Code that draws figures
--- Start ---

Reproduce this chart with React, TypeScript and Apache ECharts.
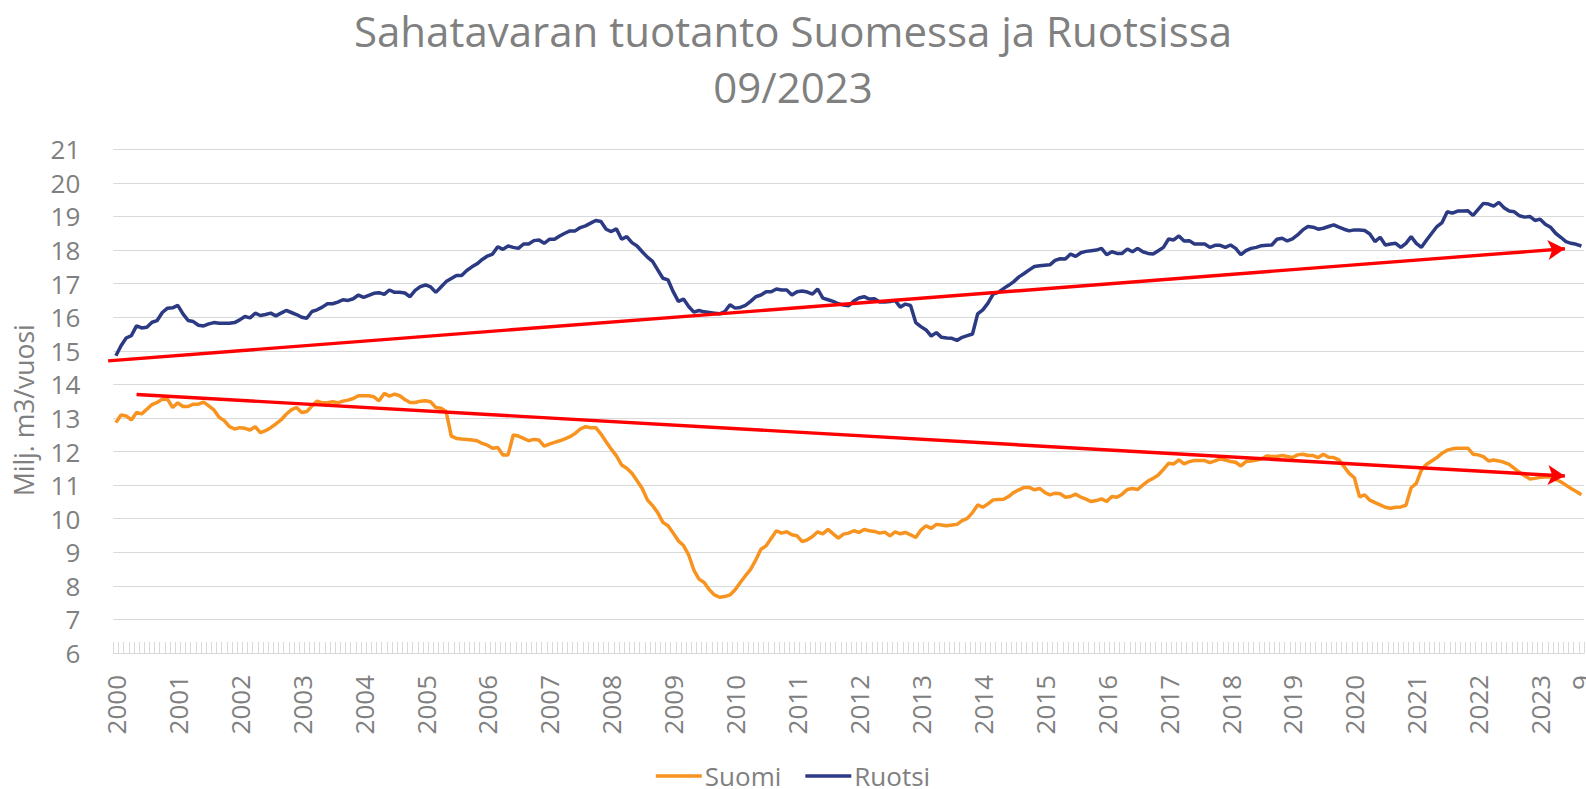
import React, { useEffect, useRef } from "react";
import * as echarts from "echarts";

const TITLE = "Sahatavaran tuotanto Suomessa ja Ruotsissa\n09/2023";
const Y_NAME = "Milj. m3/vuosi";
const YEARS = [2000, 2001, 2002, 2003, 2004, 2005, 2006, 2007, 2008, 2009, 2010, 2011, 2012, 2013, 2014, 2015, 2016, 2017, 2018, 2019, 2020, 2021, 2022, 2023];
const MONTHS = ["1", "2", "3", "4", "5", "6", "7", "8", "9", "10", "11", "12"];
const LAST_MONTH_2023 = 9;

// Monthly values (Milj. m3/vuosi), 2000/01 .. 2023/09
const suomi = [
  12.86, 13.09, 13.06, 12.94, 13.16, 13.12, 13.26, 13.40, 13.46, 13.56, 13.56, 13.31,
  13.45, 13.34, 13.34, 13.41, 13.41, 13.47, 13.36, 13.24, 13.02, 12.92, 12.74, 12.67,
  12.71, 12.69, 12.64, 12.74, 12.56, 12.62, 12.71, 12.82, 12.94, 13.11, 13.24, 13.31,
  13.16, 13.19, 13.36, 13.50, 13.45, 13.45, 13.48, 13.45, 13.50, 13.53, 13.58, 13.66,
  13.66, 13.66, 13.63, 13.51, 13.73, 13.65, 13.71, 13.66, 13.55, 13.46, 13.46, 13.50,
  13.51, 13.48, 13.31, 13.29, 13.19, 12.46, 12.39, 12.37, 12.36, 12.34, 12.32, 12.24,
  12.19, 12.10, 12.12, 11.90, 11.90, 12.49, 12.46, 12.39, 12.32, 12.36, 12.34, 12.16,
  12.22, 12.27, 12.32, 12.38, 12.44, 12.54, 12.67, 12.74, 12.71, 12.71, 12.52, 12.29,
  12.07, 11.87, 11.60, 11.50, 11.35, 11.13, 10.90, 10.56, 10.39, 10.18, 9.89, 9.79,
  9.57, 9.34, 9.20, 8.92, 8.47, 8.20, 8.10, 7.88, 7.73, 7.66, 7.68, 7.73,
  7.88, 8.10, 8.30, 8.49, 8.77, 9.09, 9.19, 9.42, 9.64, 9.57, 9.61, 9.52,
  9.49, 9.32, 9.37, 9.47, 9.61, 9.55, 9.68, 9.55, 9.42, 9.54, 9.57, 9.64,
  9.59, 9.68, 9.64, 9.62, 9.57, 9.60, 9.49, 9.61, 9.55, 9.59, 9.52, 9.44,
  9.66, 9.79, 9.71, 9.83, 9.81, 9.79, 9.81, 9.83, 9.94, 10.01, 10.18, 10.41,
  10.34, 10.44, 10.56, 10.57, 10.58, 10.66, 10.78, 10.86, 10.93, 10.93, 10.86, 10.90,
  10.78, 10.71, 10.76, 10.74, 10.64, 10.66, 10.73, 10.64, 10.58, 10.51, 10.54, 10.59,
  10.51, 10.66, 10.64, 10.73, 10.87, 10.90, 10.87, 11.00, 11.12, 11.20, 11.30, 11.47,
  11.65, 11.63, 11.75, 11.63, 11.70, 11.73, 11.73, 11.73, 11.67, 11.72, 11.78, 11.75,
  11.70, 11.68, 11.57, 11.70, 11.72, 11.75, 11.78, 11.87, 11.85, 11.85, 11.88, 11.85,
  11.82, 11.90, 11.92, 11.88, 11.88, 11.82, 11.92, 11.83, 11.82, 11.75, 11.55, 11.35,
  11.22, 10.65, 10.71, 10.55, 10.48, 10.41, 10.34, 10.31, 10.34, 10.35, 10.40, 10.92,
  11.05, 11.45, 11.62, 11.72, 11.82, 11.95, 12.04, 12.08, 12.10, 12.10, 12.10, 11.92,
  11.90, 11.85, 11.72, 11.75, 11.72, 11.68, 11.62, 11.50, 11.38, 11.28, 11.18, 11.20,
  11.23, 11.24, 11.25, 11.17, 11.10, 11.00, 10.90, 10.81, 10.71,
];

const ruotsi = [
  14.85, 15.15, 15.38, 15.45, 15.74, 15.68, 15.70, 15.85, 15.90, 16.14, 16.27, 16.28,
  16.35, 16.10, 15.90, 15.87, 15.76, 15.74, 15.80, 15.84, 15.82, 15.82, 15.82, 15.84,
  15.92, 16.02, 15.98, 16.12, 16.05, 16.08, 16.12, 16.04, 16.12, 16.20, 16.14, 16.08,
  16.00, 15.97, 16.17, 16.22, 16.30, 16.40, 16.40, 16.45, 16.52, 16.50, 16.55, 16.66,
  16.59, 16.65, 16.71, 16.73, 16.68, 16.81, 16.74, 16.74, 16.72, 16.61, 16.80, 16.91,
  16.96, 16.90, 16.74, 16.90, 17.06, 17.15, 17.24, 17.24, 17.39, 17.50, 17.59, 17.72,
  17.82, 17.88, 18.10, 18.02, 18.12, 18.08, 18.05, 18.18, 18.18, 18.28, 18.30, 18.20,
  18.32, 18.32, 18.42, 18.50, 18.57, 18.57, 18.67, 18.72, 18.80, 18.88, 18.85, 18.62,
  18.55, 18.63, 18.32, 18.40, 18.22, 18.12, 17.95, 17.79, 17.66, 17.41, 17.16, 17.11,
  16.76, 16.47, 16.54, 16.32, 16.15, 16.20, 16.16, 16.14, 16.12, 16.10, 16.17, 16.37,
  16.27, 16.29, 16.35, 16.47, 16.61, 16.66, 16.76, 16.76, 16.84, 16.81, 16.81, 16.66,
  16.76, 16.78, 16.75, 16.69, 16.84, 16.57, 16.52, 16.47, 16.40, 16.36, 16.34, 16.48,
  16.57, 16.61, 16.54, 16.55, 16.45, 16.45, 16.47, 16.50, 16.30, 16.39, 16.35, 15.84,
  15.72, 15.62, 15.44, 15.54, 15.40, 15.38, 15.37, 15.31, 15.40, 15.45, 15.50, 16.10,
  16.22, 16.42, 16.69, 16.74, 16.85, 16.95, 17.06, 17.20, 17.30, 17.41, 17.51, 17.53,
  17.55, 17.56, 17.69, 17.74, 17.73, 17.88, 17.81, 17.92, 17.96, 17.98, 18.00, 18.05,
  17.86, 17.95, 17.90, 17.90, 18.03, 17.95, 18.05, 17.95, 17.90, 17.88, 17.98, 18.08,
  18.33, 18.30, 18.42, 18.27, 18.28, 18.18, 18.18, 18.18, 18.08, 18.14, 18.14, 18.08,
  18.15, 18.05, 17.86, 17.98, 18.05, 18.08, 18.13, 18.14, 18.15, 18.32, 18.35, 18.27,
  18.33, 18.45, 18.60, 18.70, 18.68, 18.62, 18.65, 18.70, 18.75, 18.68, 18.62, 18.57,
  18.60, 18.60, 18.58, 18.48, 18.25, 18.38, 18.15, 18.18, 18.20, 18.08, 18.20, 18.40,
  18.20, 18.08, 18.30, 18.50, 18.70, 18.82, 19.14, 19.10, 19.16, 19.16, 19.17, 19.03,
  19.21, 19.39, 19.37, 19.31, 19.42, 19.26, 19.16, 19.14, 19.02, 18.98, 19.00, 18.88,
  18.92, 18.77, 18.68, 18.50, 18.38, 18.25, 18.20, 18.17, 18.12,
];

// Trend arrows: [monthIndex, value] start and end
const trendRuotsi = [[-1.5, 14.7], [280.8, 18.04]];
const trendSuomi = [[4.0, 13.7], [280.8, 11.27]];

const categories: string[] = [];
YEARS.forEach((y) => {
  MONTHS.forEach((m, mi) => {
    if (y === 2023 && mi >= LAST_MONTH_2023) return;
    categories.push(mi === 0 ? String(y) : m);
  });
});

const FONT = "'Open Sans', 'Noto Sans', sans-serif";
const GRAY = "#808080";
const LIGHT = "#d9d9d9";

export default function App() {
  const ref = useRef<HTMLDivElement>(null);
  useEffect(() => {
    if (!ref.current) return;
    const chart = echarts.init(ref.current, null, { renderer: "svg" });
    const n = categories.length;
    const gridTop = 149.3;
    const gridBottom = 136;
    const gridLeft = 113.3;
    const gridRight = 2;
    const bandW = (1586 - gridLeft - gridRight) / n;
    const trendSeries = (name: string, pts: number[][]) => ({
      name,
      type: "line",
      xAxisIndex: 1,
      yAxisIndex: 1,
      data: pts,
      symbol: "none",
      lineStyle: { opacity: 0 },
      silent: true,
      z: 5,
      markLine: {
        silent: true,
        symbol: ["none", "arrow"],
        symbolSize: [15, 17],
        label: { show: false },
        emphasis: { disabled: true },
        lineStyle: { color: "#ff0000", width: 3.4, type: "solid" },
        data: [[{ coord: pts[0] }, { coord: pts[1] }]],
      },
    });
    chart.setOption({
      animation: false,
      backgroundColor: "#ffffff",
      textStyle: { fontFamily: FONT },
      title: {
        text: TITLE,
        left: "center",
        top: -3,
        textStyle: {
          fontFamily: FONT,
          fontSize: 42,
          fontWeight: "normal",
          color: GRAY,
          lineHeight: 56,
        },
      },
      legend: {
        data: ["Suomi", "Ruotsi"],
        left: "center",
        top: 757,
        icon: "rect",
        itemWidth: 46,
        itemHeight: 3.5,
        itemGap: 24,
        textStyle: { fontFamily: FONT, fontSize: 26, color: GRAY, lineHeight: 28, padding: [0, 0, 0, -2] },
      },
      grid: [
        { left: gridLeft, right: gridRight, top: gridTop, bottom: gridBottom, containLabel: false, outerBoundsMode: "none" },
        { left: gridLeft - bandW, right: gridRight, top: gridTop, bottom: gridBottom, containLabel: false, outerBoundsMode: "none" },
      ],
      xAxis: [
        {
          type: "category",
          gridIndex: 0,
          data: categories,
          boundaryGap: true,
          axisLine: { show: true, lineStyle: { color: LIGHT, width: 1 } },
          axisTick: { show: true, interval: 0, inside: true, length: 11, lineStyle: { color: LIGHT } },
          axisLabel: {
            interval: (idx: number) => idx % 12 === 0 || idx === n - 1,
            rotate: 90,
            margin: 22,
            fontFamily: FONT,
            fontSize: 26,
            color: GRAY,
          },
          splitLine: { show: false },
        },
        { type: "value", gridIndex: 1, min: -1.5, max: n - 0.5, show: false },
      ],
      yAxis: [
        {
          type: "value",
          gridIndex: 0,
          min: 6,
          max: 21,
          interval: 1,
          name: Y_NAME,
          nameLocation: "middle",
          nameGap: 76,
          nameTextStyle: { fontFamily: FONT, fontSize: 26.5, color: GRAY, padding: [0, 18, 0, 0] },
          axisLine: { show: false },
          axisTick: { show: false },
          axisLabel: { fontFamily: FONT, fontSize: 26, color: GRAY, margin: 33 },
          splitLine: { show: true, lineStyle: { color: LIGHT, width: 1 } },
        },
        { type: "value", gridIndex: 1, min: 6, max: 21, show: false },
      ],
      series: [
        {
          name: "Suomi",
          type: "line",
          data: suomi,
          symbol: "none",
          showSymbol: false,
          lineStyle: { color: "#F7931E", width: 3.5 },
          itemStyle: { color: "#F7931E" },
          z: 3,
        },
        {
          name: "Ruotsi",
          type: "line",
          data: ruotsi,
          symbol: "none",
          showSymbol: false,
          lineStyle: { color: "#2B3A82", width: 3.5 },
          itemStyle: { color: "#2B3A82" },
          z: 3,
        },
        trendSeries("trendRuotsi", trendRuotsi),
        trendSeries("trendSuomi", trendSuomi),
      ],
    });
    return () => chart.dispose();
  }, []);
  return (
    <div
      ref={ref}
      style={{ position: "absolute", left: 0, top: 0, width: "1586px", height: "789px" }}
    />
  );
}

--- End ---
--- Start ---

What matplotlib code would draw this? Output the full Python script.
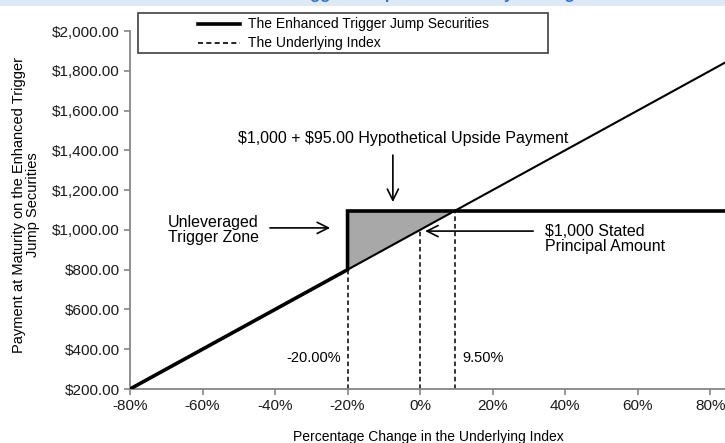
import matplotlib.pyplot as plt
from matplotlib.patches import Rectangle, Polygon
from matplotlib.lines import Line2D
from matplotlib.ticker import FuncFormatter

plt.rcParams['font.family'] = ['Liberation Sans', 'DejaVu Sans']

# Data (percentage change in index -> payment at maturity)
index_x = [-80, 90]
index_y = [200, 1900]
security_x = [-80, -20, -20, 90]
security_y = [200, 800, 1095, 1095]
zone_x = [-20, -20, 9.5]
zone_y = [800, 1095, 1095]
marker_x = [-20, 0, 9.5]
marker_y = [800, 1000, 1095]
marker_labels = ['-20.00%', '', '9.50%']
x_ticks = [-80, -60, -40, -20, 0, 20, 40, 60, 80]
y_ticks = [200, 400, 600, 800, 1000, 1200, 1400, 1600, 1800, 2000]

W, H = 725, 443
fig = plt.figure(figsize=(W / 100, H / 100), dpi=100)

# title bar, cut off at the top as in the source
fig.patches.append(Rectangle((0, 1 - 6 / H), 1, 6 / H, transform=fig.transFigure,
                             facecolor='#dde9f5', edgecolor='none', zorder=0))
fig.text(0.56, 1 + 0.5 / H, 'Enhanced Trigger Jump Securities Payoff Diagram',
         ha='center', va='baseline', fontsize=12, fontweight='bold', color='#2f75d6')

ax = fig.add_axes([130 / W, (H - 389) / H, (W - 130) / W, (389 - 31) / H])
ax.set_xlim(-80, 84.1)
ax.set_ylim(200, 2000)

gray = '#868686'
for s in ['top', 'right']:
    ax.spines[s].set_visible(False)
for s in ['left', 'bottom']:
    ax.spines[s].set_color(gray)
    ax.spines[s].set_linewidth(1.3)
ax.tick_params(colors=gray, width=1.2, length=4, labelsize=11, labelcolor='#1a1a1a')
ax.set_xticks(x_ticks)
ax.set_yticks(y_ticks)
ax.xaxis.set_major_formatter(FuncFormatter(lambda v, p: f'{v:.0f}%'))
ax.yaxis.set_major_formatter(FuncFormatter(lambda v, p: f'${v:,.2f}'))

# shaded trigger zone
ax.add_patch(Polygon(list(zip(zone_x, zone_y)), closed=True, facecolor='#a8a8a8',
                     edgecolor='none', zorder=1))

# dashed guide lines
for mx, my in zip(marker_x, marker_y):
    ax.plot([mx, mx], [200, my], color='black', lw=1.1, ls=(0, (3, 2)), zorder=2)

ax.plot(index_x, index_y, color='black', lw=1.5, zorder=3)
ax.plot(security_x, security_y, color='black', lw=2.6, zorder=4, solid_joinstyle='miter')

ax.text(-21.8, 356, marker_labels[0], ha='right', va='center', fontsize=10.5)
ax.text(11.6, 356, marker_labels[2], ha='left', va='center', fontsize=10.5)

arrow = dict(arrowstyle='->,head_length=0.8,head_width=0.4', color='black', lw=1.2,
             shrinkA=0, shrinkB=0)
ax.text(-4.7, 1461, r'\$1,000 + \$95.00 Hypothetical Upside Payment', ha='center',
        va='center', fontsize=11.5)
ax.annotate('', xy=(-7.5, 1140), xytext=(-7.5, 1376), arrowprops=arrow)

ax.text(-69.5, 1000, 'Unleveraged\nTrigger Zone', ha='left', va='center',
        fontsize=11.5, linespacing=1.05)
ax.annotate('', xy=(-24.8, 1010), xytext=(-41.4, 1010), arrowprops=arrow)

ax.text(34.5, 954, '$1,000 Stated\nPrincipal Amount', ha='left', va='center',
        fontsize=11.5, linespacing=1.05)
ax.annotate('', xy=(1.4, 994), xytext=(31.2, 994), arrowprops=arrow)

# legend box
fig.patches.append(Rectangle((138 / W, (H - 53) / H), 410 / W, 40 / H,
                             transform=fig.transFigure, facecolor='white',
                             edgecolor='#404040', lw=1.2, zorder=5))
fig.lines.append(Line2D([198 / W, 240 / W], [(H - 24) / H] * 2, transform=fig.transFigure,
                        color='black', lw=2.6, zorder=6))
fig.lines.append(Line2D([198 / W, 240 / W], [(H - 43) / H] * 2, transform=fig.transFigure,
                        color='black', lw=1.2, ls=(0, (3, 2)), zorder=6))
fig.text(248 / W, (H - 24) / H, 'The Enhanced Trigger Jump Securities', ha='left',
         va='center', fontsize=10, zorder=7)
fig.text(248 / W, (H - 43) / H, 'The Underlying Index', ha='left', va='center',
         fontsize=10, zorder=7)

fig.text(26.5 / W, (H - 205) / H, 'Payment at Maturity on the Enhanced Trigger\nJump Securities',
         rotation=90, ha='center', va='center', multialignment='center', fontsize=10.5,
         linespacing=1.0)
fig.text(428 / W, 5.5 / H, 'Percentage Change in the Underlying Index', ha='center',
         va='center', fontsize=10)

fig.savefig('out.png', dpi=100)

--- End ---

EXERCISE: Pictures excluded, retype exactly the lines running from the one with "Reproduce this chart" through the one with "const LAST_MONTH_2023 = 9;". Include both end lines and nothing more.

RESPONSE:
Reproduce this chart with React, TypeScript and Apache ECharts.
import React, { useEffect, useRef } from "react";
import * as echarts from "echarts";

const TITLE = "Sahatavaran tuotanto Suomessa ja Ruotsissa\n09/2023";
const Y_NAME = "Milj. m3/vuosi";
const YEARS = [2000, 2001, 2002, 2003, 2004, 2005, 2006, 2007, 2008, 2009, 2010, 2011, 2012, 2013, 2014, 2015, 2016, 2017, 2018, 2019, 2020, 2021, 2022, 2023];
const MONTHS = ["1", "2", "3", "4", "5", "6", "7", "8", "9", "10", "11", "12"];
const LAST_MONTH_2023 = 9;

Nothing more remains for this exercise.